• EXERCISE BRIEF:
How many lines in the records below hold the string "this"? Answer with the number alone.

-- Begin TASK MATERIAL --

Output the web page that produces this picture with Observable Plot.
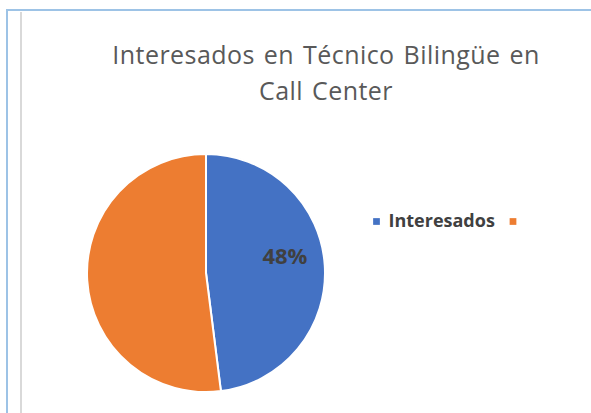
<!DOCTYPE html>
<html>
<head>
<meta charset="utf-8">
<script src="https://cdn.jsdelivr.net/npm/d3@7"></script>
<script src="https://cdn.jsdelivr.net/npm/@observablehq/plot@0.6"></script>
<style>
  html, body { margin: 0; padding: 0; background: #fff; }
  #wrap { position: relative; width: 591px; height: 413px; overflow: hidden; background: #fff; }
  #wrap svg { position: absolute; left: 0; top: 0; }
  .bl { position: absolute; background: #9DC3E6; }
  .gl { position: absolute; background: #D9D9D9; }
</style>
</head>
<body>
<div id="wrap">
  <div class="bl" style="left:6px; top:9px; width:585px; height:2px;"></div>
  <div class="bl" style="left:6px; top:9px; width:2px; height:404px;"></div>
  <div class="gl" style="left:20px; top:12px; width:2px; height:401px;"></div>
</div>
<script>
const titleText = "Interesados en Técnico Bilingüe en\nCall Center";
const categories = ["Interesados", "No interesados"];
const legendLabels = ["Interesados", ""];
const values = [48, 52];
const dataLabels = ["48%", ""];
const colors = ["#4472C4", "#ED7D31"];

const data = categories.map((c, i) => ({category: c, value: values[i], label: dataLabels[i]}));
const arcs = d3.pie().sort(null).value(d => d.value)(data);
const labelData = arcs.filter(a => a.data.label).map(a => {
  const mid = (a.startAngle + a.endAngle) / 2;
  return {label: a.data.label, x: 0.66 * Math.sin(mid), y: 0.66 * Math.cos(mid)};
});

function pieMark(index, scales, values, dimensions, context) {
  const cx = scales.x(0), cy = scales.y(0);
  const r = Math.abs(scales.x(1) - scales.x(0));
  const arc = d3.arc().innerRadius(0).outerRadius(r);
  const g = d3.create("svg:g").attr("transform", `translate(${cx},${cy})`);
  g.selectAll("path").data(arcs).join("path")
    .attr("d", arc)
    .attr("fill", d => scales.color(d.data.category))
    .attr("stroke", "#fff")
    .attr("stroke-width", 2)
    .attr("stroke-linejoin", "round");
  return g.node();
}

const plot = Plot.plot({
  width: 591,
  height: 413,
  margin: 0,
  style: {background: "transparent", fontFamily: "'Open Sans', sans-serif"},
  x: {domain: [-1, 1], range: [87, 325], axis: null},
  y: {domain: [-1, 1], range: [391, 155], axis: null},
  color: {domain: categories, range: colors},
  marks: [
    pieMark,
    Plot.text(labelData, {x: "x", y: "y", text: "label", dy: -12, fontSize: 22, fontWeight: "bold", fill: "#404040"}),
    Plot.text([titleText], {frameAnchor: "top", dx: 30, dy: 38, fontSize: 25, lineHeight: 1.44, fill: "#595959", text: d => d}),
    Plot.dot([categories[0]], {frameAnchor: "top-left", dx: 376, dy: 221, fill: d => d, symbol: "square", r: 3.8}),
    Plot.text([legendLabels[0]], {frameAnchor: "top-left", dx: 388, dy: 221, textAnchor: "start", lineAnchor: "middle", fontSize: 18, fontWeight: "bold", fill: "#404040", text: d => d}),
    Plot.dot([categories[1]], {frameAnchor: "top-left", dx: 512.5, dy: 221, fill: d => d, symbol: "square", r: 3.8}),
    Plot.text([legendLabels[1]], {frameAnchor: "top-left", dx: 524, dy: 221, textAnchor: "start", lineAnchor: "middle", fontSize: 18, fontWeight: "bold", fill: "#404040", text: d => d})
  ]
});
d3.select(plot).selectAll("text").filter(function() { return this.textContent.startsWith("Interesados en"); })
  .style("letter-spacing", "0.45px").style("word-spacing", "2px");
document.getElementById("wrap").appendChild(plot);
</script>
</body>
</html>
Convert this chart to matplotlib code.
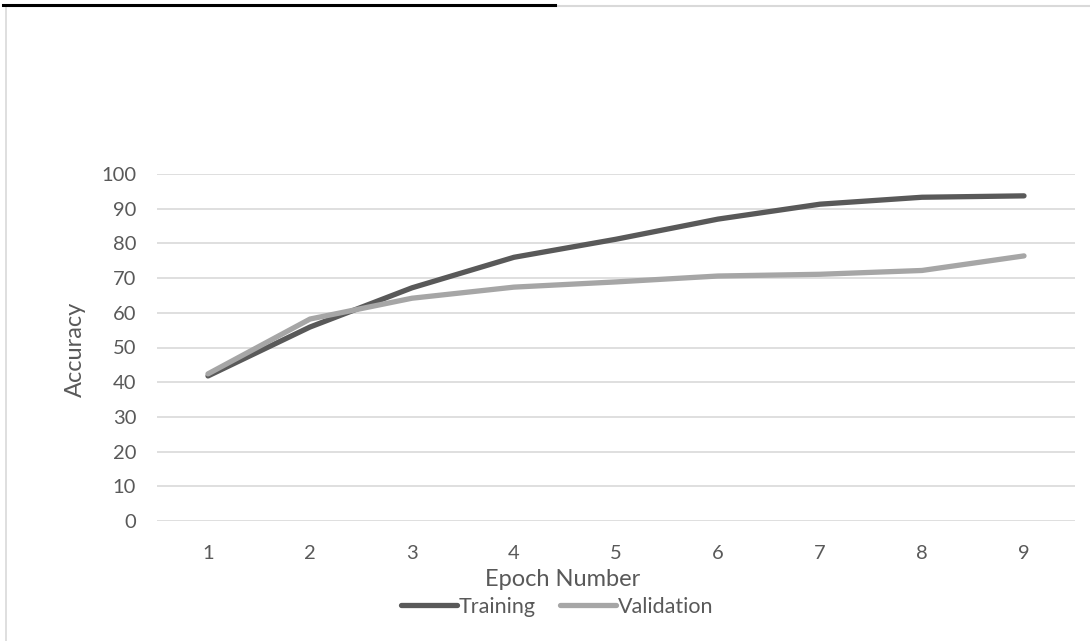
import matplotlib
matplotlib.use("Agg")
import matplotlib.pyplot as plt
from matplotlib.lines import Line2D

plt.rcParams['font.family'] = ['Lato', 'DejaVu Sans']

epochs = [1, 2, 3, 4, 5, 6, 7, 8, 9]
training = [41.8, 55.9, 67.2, 76.0, 81.2, 87.0, 91.3, 93.3, 93.7]
validation = [42.4, 58.2, 64.2, 67.4, 68.9, 70.6, 71.1, 72.2, 76.4]
y_ticks = [0, 10, 20, 30, 40, 50, 60, 70, 80, 90, 100]

txt = '#595959'
W, H = 1090, 641
fig = plt.figure(figsize=(W / 100, H / 100), dpi=100)
ax = fig.add_axes([157 / W, 1 - 521 / H, (1075 - 157) / W, (521 - 174) / H])

ax.plot(epochs, training, color='#595959', lw=3.8, solid_capstyle='round', solid_joinstyle='round', label='Training')
ax.plot(epochs, validation, color='#a6a6a6', lw=3.8, solid_capstyle='round', solid_joinstyle='round', label='Validation')

ax.set_xlim(0.5, 9.5)
ax.set_ylim(0, 100)
ax.set_xticks(epochs)
ax.set_yticks(y_ticks)
ax.grid(axis='y', color='#d9d9d9', lw=1.2)
ax.set_axisbelow(True)
for s in ax.spines.values():
    s.set_visible(False)
ax.tick_params(length=0, labelsize=14.5, colors=txt)
ax.tick_params(axis='y', pad=15)
ax.tick_params(axis='x', pad=17)

# axis titles sit on the chart area centre, not the plot area
fig.text(75 / W, 1 - 349 / H, 'Accuracy', rotation=90, fontsize=17, color=txt, ha='center', va='center')
fig.text(563 / W, 1 - 580 / H, 'Epoch Number', fontsize=17, color=txt, ha='center', va='center')

leg = fig.legend(handles=[Line2D([], [], color='#595959', lw=3.8, solid_capstyle='round'),
                          Line2D([], [], color='#a6a6a6', lw=3.8, solid_capstyle='round')],
                 labels=['Training', 'Validation'], loc='center', bbox_to_anchor=(557 / W, 1 - 607 / H),
                 ncol=2, frameon=False, fontsize=15.5, handlelength=2.6, handletextpad=0.1,
                 columnspacing=1.1, borderpad=0)
for t in leg.get_texts():
    t.set_color(txt)

# chart border and top rule
fig.add_artist(Line2D([6 / W, 6 / W], [0, 1 - 6 / H], color='#d9d9d9', lw=1.2, transform=fig.transFigure))
fig.add_artist(Line2D([6 / W, 1], [1 - 6 / H, 1 - 6 / H], color='#d9d9d9', lw=1.5, transform=fig.transFigure))
fig.add_artist(Line2D([3 / W, 555 / W], [1 - 5 / H, 1 - 5 / H], color='black', lw=2.2, transform=fig.transFigure))

fig.savefig('out.png', dpi=100)
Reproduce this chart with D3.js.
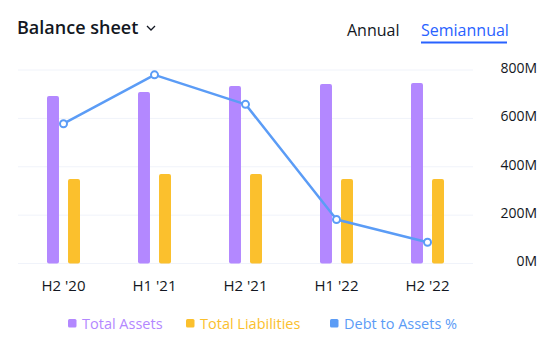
<!DOCTYPE html>
<html>
<head>
<meta charset="utf-8">
<script src="https://cdn.jsdelivr.net/npm/d3@7"></script>
<style>
  body { margin: 0; background: #fff; }
  text { font-family: "Open Sans", "Noto Sans", sans-serif; }
</style>
</head>
<body>
<div class="chartdiv"></div>
<script>
var periods = ["H2 '20", "H1 '21", "H2 '21", "H1 '22", "H2 '22"];
var totalAssets = [692, 709, 734, 742, 746];       // millions
var totalLiabilities = [349, 370, 370, 349, 349];  // millions
var debtToAssets = [28.9, 39.0, 32.9, 9.1, 4.4];   // percent
var yTicks = [0, 200, 400, 600, 800];

var seriesNames = ["Total Assets", "Total Liabilities", "Debt to Assets %"];
var colors = ["#b388ff", "#fbc02d", "#5b9cf6"];

var width = 553, height = 352;
var plot = {left: 18, right: 473, top: 70, bottom: 263.5};

var svg = d3.select(".chartdiv")
    .append("svg")
    .attr("width", width)
    .attr("height", height);

var x = d3.scaleBand().domain(periods).range([plot.left, plot.right]).padding(0);
var x1 = d3.scaleBand().domain(["assets", "liab"]).range([-16.5, 16.5]).paddingInner(0.43);
var y = d3.scaleLinear().domain([0, 800]).range([plot.bottom, plot.top]);
var y2 = d3.scaleLinear().domain([0, 40]).range([plot.bottom, plot.top]);

// header
svg.append("text")
    .attr("x", 17).attr("y", 34)
    .attr("font-size", 18).attr("font-weight", 600)
    .attr("fill", "#131722")
    .text("Balance sheet");

svg.append("path")
    .attr("d", "M147,26 L151,30 L155,26")
    .attr("fill", "none").attr("stroke", "#131722").attr("stroke-width", 1.3);

svg.append("text")
    .attr("x", 347).attr("y", 36)
    .attr("font-size", 16).attr("fill", "#131722")
    .text("Annual");

svg.append("text")
    .attr("x", 421).attr("y", 36)
    .attr("font-size", 16).attr("fill", "#2962ff")
    .text("Semiannual");

svg.append("rect")
    .attr("x", 421).attr("y", 41.5).attr("width", 86).attr("height", 2)
    .attr("fill", "#2962ff");

// grid
svg.append("g")
  .selectAll("line")
    .data(yTicks)
  .enter().append("line")
    .attr("x1", plot.left).attr("x2", plot.right)
    .attr("y1", function(d) { return y(d); })
    .attr("y2", function(d) { return y(d); })
    .attr("stroke", "#f0f3fa").attr("stroke-width", 1);

// y axis labels (right)
svg.append("g")
  .selectAll("text")
    .data(yTicks)
  .enter().append("text")
    .attr("x", 537)
    .attr("y", function(d) { return y(d) - 2; })
    .attr("dy", "0.35em")
    .attr("text-anchor", "end")
    .attr("font-size", 14)
    .attr("fill", "#131722")
    .text(function(d) { return d + "M"; });

// x axis labels
svg.append("g")
  .selectAll("text")
    .data(periods)
  .enter().append("text")
    .attr("x", function(d) { return x(d) + x.bandwidth() / 2; })
    .attr("y", 291)
    .attr("text-anchor", "middle")
    .attr("font-size", 15)
    .attr("fill", "#131722")
    .text(function(d) { return d; });

// bars
var groups = svg.append("g")
  .selectAll("g")
    .data(periods)
  .enter().append("g")
    .attr("transform", function(d) { return "translate(" + (x(d) + x.bandwidth() / 2) + ",0)"; });

groups.append("rect")
    .attr("x", x1("assets"))
    .attr("width", x1.bandwidth())
    .attr("y", function(d, i) { return y(totalAssets[i]); })
    .attr("height", function(d, i) { return y(0) - y(totalAssets[i]); })
    .attr("rx", 2)
    .attr("fill", colors[0]);

groups.append("rect")
    .attr("x", x1("liab"))
    .attr("width", x1.bandwidth())
    .attr("y", function(d, i) { return y(totalLiabilities[i]); })
    .attr("height", function(d, i) { return y(0) - y(totalLiabilities[i]); })
    .attr("rx", 2)
    .attr("fill", colors[1]);

// line
var line = d3.line()
    .x(function(d, i) { return x(periods[i]) + x.bandwidth() / 2; })
    .y(function(d) { return y2(d); });

svg.append("path")
    .datum(debtToAssets)
    .attr("d", line)
    .attr("fill", "none")
    .attr("stroke", colors[2])
    .attr("stroke-width", 2.5)
    .attr("stroke-linejoin", "round");

svg.append("g")
  .selectAll("circle")
    .data(debtToAssets)
  .enter().append("circle")
    .attr("cx", function(d, i) { return x(periods[i]) + x.bandwidth() / 2; })
    .attr("cy", function(d) { return y2(d); })
    .attr("r", 3.5)
    .attr("fill", "#fff")
    .attr("stroke", colors[2])
    .attr("stroke-width", 2);

// legend
var legendX = [68, 186, 330];
var legend = svg.append("g")
  .selectAll("g")
    .data(seriesNames)
  .enter().append("g")
    .attr("transform", function(d, i) { return "translate(" + legendX[i] + ",0)"; });

legend.append("rect")
    .attr("x", 0).attr("y", 319)
    .attr("width", 8.5).attr("height", 8.5)
    .attr("rx", 1.5)
    .attr("fill", function(d, i) { return colors[i]; });

legend.append("text")
    .attr("x", 14).attr("y", 328.5)
    .attr("font-size", 14.5)
    .attr("fill", function(d, i) { return colors[i]; })
    .text(function(d) { return d; });
</script>
</body>
</html>
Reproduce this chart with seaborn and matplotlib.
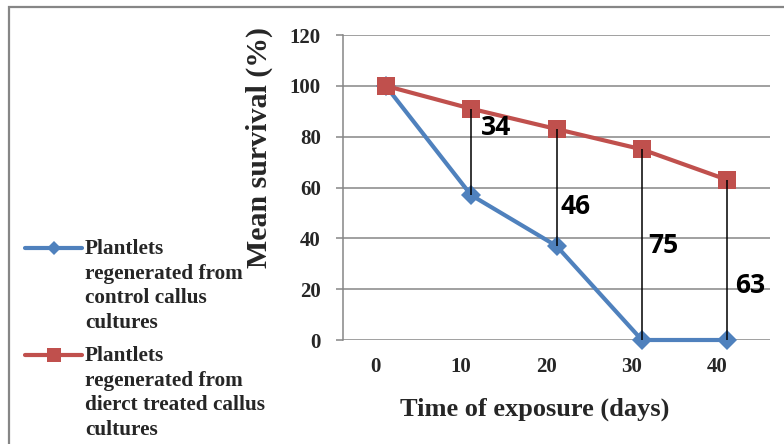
import matplotlib
matplotlib.use("Agg")
import matplotlib.pyplot as plt
from matplotlib.patches import Rectangle
from matplotlib.lines import Line2D
import seaborn as sns
import pandas as pd

# Survival data
days = ["0", "10", "20", "30", "40"]
control_survival = [100, 57, 37, 0, 0]
treated_survival = [100, 91, 83, 75, 63]
series_names = [
    "Plantlets\nregenerated from\ncontrol callus\ncultures",
    "Plantlets\nregenerated from\ndierct treated callus\ncultures",
]
yticks = [0, 20, 40, 60, 80, 100, 120]

# Where the difference labels sit (data units)
label_x_offset = [0.11, 0.05, 0.08, 0.09]
label_y = [83.5, 52.5, 37, 21.5]

BLUE = "#4F81BD"
RED = "#C0504D"
GRID = "#868686"
SERIF = "Liberation Serif"

sns.set_theme(style="white")
plt.rcParams["font.family"] = [SERIF, "DejaVu Serif"]

n = len(days)
pos = list(range(n))
df = pd.DataFrame({
    "pos": pos * 2,
    "survival": control_survival + treated_survival,
    "series": [series_names[0]] * n + [series_names[1]] * n,
})

W, H = 784, 444
fig = plt.figure(figsize=(W / 100, H / 100), dpi=100)
ax = fig.add_axes([343 / W, 1 - 340 / H, (770 - 343) / W, (340 - 35) / H])

sns.lineplot(
    data=df, x="pos", y="survival", hue="series", style="series",
    palette=[BLUE, RED], markers=["D", "s"], dashes=False,
    markersize=10, linewidth=3, markeredgewidth=0, ax=ax, legend=False,
    zorder=3, clip_on=False,
)
lines = ax.get_lines()
lines[0].set_markersize(10.5)
lines[1].set_markersize(13.5)

# Drop lines between the two curves with the difference
for i in range(1, n):
    ax.vlines(pos[i], control_survival[i], treated_survival[i],
              color="black", linewidth=1.1, zorder=4)
    diff = treated_survival[i] - control_survival[i]
    ax.text(pos[i] + label_x_offset[i - 1], label_y[i - 1], f"{diff}",
            fontsize=19, fontweight="bold", family="Open Sans",
            ha="left", va="center", color="black", zorder=5)

ax.set_xlim(-0.5, n - 0.5)
ax.set_ylim(0, 120)
ax.set_yticks(yticks)
ax.set_yticklabels([str(v) for v in yticks], fontsize=15, fontweight="bold")
# category labels sit slightly left of the category centres
ax.set_xticks([p - 0.12 for p in pos])
ax.set_xticklabels(days, fontsize=15, fontweight="bold")

ax.grid(axis="y", color=GRID, linewidth=1.1)
ax.set_axisbelow(True)
for side in ["top", "right", "bottom"]:
    ax.spines[side].set_visible(False)
ax.spines["left"].set_color(GRID)
ax.spines["left"].set_linewidth(1.1)
ax.tick_params(axis="y", length=5, width=1.1, color=GRID, pad=11, left=True)
ax.tick_params(axis="x", length=0, pad=12)

ax.set_xlabel("Time of exposure (days)", fontsize=19, fontweight="bold")
ax.xaxis.set_label_coords(0.45, -0.19)
ax.set_ylabel("Mean survival (%)", fontsize=21.5, fontweight="bold")
ax.yaxis.set_label_coords(-0.165, 0.63)

# Legend on the left: handle aligned with the first line of each label
legend_rows = [248, 355]          # pixel row of each entry's first line
legend_styles = [(BLUE, "D", 7), (RED, "s", 9.5)]
for name, row, (col, mk, ms) in zip(series_names, legend_rows, legend_styles):
    y = 1 - row / H
    fig.add_artist(Line2D([25 / W, 53.5 / W, 82 / W], [y, y, y],
                          transform=fig.transFigure, color=col, lw=3,
                          marker=mk, markersize=ms, markeredgewidth=0,
                          markevery=[1], solid_capstyle="round"))
    fig.text(85 / W, 1 - (row - 9) / H, name, ha="left", va="top",
             fontsize=15.3, fontweight="bold", family=SERIF,
             linespacing=1.3)

# Chart-area border
fig.add_artist(Rectangle((9 / W, -0.1), 2.0, 1 - 7 / H + 0.1,
                         transform=fig.transFigure, fill=False,
                         edgecolor=GRID, linewidth=1.6, zorder=0))

fig.savefig("out.png", dpi=100)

-- End TASK MATERIAL --

• EXERCISE RESULT:
5